#### Source records:

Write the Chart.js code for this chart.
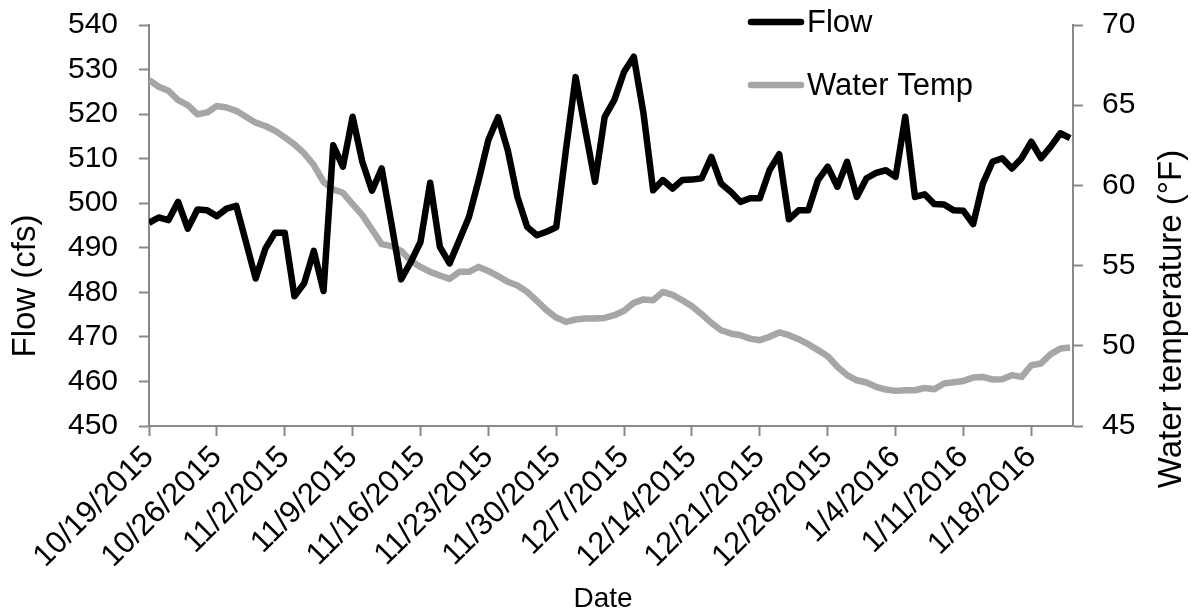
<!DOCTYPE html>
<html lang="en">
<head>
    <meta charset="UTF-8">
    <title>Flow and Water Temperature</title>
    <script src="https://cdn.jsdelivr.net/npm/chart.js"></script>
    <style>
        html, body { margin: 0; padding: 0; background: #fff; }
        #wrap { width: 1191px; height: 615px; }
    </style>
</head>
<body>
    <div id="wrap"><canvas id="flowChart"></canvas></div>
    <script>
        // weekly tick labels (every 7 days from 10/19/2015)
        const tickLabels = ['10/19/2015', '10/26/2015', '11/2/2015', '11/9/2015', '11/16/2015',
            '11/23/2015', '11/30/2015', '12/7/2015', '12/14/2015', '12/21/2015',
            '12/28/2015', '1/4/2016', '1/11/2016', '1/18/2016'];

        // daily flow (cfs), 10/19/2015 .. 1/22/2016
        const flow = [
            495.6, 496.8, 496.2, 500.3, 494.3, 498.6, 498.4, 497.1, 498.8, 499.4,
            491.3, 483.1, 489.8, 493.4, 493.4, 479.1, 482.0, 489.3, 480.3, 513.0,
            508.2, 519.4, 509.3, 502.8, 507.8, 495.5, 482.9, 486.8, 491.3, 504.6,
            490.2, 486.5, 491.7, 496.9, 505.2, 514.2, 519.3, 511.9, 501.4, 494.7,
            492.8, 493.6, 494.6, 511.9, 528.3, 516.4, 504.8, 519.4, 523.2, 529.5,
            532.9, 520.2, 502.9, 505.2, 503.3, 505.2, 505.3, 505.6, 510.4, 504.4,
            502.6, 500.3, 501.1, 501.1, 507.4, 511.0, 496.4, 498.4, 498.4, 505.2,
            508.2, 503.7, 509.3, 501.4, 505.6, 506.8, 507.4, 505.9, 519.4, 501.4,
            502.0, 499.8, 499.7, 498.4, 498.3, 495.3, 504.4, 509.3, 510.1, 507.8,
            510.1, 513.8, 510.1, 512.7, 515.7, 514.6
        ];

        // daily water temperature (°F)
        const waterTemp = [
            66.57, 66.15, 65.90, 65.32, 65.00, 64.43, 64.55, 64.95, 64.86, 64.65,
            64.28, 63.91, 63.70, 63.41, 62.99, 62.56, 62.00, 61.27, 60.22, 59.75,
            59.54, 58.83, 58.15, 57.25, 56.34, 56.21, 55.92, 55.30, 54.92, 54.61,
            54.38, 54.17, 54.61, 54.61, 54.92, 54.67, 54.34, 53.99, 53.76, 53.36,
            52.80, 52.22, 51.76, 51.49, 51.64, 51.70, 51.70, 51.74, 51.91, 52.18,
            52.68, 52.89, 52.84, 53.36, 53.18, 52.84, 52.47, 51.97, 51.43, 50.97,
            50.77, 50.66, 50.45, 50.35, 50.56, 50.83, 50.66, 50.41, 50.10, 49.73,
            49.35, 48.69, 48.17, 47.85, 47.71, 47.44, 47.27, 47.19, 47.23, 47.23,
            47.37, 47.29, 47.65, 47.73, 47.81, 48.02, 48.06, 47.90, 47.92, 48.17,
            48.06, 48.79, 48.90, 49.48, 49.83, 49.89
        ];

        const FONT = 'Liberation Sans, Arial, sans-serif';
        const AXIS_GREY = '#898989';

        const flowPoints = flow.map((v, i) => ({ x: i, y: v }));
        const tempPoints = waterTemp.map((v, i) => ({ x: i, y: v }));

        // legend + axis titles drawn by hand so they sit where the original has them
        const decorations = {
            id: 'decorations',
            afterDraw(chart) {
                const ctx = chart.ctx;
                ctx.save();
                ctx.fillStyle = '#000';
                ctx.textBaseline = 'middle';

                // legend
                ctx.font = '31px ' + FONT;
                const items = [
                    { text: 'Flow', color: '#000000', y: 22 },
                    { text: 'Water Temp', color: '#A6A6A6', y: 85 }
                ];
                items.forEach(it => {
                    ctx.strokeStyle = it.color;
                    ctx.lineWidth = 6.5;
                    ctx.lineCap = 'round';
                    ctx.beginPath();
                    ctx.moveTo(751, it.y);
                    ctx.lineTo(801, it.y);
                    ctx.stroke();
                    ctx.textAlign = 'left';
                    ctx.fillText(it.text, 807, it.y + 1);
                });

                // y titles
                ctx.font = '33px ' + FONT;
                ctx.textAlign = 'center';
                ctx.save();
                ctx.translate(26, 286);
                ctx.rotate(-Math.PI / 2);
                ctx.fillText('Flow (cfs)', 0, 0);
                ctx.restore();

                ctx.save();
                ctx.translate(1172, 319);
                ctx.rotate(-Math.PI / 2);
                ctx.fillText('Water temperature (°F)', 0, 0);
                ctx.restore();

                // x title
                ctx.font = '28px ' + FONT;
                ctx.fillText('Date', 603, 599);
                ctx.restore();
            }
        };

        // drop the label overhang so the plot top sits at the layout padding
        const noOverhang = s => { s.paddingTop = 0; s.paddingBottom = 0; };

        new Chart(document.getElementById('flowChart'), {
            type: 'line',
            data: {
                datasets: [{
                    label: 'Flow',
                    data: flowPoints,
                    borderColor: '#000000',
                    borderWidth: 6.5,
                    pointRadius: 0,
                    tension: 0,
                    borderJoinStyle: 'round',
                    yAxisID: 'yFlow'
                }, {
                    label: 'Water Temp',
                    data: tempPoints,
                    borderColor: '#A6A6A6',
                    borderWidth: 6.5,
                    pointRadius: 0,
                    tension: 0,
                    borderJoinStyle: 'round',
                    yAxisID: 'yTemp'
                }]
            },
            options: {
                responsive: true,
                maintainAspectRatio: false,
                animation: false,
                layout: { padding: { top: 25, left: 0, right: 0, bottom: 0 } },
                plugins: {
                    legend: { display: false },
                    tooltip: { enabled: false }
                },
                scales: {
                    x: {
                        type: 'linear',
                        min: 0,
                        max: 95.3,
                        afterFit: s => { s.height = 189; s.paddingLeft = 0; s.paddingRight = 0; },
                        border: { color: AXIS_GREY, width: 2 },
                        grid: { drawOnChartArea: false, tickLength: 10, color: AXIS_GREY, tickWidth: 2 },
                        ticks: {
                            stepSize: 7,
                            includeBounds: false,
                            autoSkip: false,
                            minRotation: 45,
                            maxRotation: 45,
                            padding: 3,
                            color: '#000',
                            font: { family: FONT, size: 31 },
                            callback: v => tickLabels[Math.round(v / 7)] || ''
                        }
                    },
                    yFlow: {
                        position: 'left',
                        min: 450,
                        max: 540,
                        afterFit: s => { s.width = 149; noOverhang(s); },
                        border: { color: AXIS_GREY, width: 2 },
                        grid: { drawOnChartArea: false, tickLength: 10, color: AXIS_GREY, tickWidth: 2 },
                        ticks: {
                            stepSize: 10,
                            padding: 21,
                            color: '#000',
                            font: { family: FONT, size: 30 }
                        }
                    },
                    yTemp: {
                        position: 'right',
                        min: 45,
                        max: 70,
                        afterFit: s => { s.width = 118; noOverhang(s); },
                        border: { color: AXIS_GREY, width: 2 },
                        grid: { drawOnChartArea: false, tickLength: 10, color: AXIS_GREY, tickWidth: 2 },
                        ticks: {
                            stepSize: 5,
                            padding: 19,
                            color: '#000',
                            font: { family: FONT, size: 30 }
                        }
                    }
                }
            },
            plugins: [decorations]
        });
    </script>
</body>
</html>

...

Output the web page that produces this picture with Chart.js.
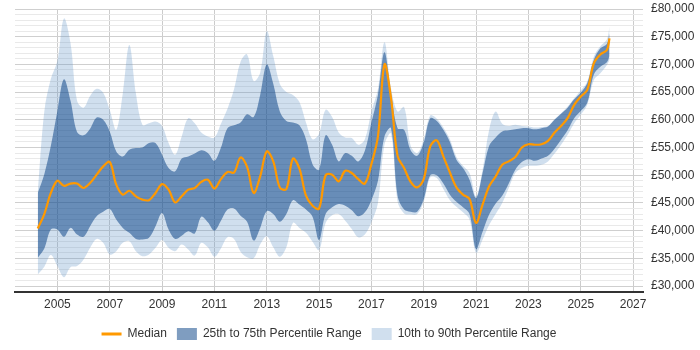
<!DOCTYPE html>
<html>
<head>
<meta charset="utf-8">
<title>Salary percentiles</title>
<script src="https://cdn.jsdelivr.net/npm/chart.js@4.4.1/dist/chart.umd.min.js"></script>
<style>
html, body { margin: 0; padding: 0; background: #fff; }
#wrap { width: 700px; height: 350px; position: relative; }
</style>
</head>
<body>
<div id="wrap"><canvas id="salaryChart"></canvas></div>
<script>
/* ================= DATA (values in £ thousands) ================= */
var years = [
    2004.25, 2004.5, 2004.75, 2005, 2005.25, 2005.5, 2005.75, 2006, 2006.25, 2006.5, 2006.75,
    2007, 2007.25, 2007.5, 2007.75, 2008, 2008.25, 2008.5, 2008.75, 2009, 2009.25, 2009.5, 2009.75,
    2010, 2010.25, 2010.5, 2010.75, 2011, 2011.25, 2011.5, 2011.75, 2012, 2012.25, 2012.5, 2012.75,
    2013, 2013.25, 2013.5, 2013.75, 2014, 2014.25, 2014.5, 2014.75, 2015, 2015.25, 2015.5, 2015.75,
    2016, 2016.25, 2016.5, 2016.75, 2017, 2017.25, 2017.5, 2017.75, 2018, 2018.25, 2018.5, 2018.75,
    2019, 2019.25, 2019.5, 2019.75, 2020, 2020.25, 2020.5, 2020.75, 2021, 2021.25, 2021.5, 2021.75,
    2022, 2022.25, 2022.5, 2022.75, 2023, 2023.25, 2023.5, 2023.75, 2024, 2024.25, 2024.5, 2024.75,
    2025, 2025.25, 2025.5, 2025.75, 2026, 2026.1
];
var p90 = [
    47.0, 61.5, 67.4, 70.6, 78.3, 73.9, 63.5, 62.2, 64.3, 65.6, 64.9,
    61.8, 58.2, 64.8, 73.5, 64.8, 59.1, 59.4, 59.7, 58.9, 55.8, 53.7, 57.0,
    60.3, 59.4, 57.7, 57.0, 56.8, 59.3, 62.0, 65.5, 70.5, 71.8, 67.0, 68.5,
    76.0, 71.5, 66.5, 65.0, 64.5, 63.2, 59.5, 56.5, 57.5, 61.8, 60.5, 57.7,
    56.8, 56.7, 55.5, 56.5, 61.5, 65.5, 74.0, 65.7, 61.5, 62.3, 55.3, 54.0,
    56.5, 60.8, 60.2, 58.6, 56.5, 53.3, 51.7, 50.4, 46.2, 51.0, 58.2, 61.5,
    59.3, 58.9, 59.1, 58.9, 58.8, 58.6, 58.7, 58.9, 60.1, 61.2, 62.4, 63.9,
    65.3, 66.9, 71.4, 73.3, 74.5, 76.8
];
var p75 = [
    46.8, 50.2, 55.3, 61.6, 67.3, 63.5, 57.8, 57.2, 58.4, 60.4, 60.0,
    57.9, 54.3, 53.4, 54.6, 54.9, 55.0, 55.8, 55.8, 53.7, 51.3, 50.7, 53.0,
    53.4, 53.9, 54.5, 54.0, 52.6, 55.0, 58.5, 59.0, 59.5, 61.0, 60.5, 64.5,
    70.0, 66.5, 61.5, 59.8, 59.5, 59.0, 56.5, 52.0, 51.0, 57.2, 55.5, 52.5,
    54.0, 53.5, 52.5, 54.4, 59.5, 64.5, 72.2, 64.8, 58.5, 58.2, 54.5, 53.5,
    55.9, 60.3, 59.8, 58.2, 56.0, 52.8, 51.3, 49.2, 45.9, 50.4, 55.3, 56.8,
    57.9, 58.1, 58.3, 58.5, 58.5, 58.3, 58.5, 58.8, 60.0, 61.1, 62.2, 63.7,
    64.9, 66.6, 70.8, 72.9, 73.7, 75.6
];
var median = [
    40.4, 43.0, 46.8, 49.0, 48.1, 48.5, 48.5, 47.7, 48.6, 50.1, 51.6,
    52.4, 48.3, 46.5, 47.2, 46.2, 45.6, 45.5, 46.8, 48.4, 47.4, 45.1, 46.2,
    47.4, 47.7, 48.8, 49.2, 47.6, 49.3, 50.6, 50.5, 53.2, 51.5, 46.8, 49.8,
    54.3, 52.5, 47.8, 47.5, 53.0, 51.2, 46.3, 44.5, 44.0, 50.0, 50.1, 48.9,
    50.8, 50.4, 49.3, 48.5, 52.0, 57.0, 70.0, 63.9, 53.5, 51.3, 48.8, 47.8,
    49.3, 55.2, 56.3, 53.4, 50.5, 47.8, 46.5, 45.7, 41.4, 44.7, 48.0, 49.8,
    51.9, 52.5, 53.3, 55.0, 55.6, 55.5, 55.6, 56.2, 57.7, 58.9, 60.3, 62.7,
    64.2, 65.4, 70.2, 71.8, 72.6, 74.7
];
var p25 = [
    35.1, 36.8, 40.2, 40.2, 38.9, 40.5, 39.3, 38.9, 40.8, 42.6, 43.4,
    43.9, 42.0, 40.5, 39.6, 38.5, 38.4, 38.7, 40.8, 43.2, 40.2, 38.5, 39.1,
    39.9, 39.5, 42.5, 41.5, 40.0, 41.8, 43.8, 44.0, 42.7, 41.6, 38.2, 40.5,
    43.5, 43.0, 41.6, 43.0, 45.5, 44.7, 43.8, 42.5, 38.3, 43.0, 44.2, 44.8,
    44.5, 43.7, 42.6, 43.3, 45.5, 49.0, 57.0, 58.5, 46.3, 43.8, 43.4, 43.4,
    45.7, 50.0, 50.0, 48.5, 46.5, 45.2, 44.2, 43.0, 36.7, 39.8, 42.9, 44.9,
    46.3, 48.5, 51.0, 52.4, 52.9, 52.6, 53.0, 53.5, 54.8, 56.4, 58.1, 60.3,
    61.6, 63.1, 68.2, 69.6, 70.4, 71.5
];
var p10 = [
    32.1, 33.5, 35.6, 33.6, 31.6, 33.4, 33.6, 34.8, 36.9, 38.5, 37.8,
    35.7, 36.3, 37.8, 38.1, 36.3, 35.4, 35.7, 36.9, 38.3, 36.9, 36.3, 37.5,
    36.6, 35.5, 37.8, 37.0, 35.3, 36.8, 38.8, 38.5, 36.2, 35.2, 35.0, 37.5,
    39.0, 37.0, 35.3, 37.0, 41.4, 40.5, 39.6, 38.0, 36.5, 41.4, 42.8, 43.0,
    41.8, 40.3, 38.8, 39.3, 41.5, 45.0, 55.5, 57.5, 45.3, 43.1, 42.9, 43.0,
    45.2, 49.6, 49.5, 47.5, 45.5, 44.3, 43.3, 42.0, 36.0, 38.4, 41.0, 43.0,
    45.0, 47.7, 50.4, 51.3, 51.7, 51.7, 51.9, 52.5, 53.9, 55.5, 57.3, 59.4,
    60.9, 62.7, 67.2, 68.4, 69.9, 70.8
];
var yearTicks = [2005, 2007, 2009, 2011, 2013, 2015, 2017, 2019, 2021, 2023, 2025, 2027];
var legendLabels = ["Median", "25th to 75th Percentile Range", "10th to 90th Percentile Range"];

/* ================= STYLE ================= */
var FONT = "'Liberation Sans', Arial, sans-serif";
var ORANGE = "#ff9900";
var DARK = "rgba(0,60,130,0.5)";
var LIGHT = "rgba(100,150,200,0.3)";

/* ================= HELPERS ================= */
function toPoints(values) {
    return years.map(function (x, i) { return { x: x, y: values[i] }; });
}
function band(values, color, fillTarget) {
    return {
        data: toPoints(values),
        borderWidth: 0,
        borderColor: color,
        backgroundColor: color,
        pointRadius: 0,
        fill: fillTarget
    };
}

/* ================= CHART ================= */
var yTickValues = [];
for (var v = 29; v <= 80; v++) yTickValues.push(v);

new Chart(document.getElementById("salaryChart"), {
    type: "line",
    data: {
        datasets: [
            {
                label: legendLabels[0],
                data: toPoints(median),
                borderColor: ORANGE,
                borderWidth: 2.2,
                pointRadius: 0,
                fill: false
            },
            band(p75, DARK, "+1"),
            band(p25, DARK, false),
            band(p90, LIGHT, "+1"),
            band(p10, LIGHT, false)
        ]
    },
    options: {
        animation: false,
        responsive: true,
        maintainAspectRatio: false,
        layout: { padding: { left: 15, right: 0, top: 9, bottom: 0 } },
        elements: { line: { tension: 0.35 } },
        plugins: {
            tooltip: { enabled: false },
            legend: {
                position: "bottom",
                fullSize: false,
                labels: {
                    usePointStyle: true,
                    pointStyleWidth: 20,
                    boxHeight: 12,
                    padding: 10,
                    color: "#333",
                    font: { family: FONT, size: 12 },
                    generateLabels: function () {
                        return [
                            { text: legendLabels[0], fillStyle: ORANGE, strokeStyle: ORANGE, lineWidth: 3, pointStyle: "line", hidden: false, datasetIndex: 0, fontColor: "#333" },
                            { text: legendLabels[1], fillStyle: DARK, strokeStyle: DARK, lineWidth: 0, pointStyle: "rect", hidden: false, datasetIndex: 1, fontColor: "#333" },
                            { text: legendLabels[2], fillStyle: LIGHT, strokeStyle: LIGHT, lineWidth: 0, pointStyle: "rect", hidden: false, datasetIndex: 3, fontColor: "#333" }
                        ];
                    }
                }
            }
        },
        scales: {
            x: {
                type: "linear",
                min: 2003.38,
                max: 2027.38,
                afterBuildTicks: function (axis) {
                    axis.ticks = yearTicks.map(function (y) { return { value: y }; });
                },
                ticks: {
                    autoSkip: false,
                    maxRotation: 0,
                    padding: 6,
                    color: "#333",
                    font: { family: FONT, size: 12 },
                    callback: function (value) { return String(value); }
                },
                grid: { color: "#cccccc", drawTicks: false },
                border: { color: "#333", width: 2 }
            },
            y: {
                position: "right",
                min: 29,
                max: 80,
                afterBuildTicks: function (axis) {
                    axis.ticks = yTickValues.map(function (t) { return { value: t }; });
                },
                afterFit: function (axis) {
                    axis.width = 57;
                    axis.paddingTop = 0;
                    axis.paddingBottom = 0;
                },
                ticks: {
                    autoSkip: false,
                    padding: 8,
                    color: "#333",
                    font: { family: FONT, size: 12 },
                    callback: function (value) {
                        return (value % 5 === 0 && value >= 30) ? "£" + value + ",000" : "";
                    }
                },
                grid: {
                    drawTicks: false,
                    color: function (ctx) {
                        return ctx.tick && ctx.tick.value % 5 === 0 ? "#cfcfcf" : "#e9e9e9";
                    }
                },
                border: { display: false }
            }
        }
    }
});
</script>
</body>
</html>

---

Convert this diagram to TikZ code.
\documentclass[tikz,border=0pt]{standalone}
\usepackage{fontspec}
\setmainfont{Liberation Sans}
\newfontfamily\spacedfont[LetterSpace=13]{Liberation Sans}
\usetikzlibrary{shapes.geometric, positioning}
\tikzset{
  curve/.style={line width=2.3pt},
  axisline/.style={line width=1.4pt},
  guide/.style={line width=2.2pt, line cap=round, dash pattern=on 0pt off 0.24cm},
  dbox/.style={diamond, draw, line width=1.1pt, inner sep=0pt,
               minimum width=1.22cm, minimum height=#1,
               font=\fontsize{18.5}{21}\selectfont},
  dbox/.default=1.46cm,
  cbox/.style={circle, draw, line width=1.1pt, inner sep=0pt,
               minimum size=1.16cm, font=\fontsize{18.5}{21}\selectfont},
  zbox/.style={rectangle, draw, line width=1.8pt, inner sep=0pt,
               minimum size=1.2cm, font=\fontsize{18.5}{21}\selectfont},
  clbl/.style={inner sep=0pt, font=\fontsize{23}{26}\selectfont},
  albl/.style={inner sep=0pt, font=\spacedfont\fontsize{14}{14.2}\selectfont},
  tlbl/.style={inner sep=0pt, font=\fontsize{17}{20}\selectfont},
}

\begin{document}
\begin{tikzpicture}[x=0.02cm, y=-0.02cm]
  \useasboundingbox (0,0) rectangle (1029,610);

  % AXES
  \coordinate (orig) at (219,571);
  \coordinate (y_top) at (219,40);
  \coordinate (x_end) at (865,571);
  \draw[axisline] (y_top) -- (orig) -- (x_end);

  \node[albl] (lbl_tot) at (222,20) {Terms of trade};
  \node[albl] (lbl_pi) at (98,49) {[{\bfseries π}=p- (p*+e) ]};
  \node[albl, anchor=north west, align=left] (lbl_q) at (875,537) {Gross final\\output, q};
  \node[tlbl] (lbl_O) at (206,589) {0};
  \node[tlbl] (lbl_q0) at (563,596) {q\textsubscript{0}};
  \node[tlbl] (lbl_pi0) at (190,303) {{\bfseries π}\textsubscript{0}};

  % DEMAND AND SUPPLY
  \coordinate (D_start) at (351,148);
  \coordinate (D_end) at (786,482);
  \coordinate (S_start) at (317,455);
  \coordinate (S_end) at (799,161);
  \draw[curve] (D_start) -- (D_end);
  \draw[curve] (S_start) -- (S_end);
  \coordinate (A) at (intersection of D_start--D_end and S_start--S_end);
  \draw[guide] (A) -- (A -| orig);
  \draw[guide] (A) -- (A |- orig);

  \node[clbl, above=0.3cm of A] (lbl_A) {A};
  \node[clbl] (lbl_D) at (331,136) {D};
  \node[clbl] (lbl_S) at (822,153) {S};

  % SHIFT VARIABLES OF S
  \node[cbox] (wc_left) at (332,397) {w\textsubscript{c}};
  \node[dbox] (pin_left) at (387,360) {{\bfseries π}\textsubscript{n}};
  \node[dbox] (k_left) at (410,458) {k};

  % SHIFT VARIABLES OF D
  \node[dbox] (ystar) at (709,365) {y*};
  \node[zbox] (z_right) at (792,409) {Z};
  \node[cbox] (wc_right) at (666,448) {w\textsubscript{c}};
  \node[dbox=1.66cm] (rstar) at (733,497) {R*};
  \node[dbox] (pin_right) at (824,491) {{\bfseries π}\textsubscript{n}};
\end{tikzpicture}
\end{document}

#### Directions:
Give again the run of lines that opens at the line with "Convert this diagram to TikZ code." and closes at the line with "(lbl_pi0) at (190,303)", exactly, and only that run.

#### Solution below:
Convert this diagram to TikZ code.
\documentclass[tikz,border=0pt]{standalone}
\usepackage{fontspec}
\setmainfont{Liberation Sans}
\newfontfamily\spacedfont[LetterSpace=13]{Liberation Sans}
\usetikzlibrary{shapes.geometric, positioning}
\tikzset{
  curve/.style={line width=2.3pt},
  axisline/.style={line width=1.4pt},
  guide/.style={line width=2.2pt, line cap=round, dash pattern=on 0pt off 0.24cm},
  dbox/.style={diamond, draw, line width=1.1pt, inner sep=0pt,
               minimum width=1.22cm, minimum height=#1,
               font=\fontsize{18.5}{21}\selectfont},
  dbox/.default=1.46cm,
  cbox/.style={circle, draw, line width=1.1pt, inner sep=0pt,
               minimum size=1.16cm, font=\fontsize{18.5}{21}\selectfont},
  zbox/.style={rectangle, draw, line width=1.8pt, inner sep=0pt,
               minimum size=1.2cm, font=\fontsize{18.5}{21}\selectfont},
  clbl/.style={inner sep=0pt, font=\fontsize{23}{26}\selectfont},
  albl/.style={inner sep=0pt, font=\spacedfont\fontsize{14}{14.2}\selectfont},
  tlbl/.style={inner sep=0pt, font=\fontsize{17}{20}\selectfont},
}

\begin{document}
\begin{tikzpicture}[x=0.02cm, y=-0.02cm]
  \useasboundingbox (0,0) rectangle (1029,610);

  % AXES
  \coordinate (orig) at (219,571);
  \coordinate (y_top) at (219,40);
  \coordinate (x_end) at (865,571);
  \draw[axisline] (y_top) -- (orig) -- (x_end);

  \node[albl] (lbl_tot) at (222,20) {Terms of trade};
  \node[albl] (lbl_pi) at (98,49) {[{\bfseries π}=p- (p*+e) ]};
  \node[albl, anchor=north west, align=left] (lbl_q) at (875,537) {Gross final\\output, q};
  \node[tlbl] (lbl_O) at (206,589) {0};
  \node[tlbl] (lbl_q0) at (563,596) {q\textsubscript{0}};
  \node[tlbl] (lbl_pi0) at (190,303) {{\bfseries π}\textsubscript{0}};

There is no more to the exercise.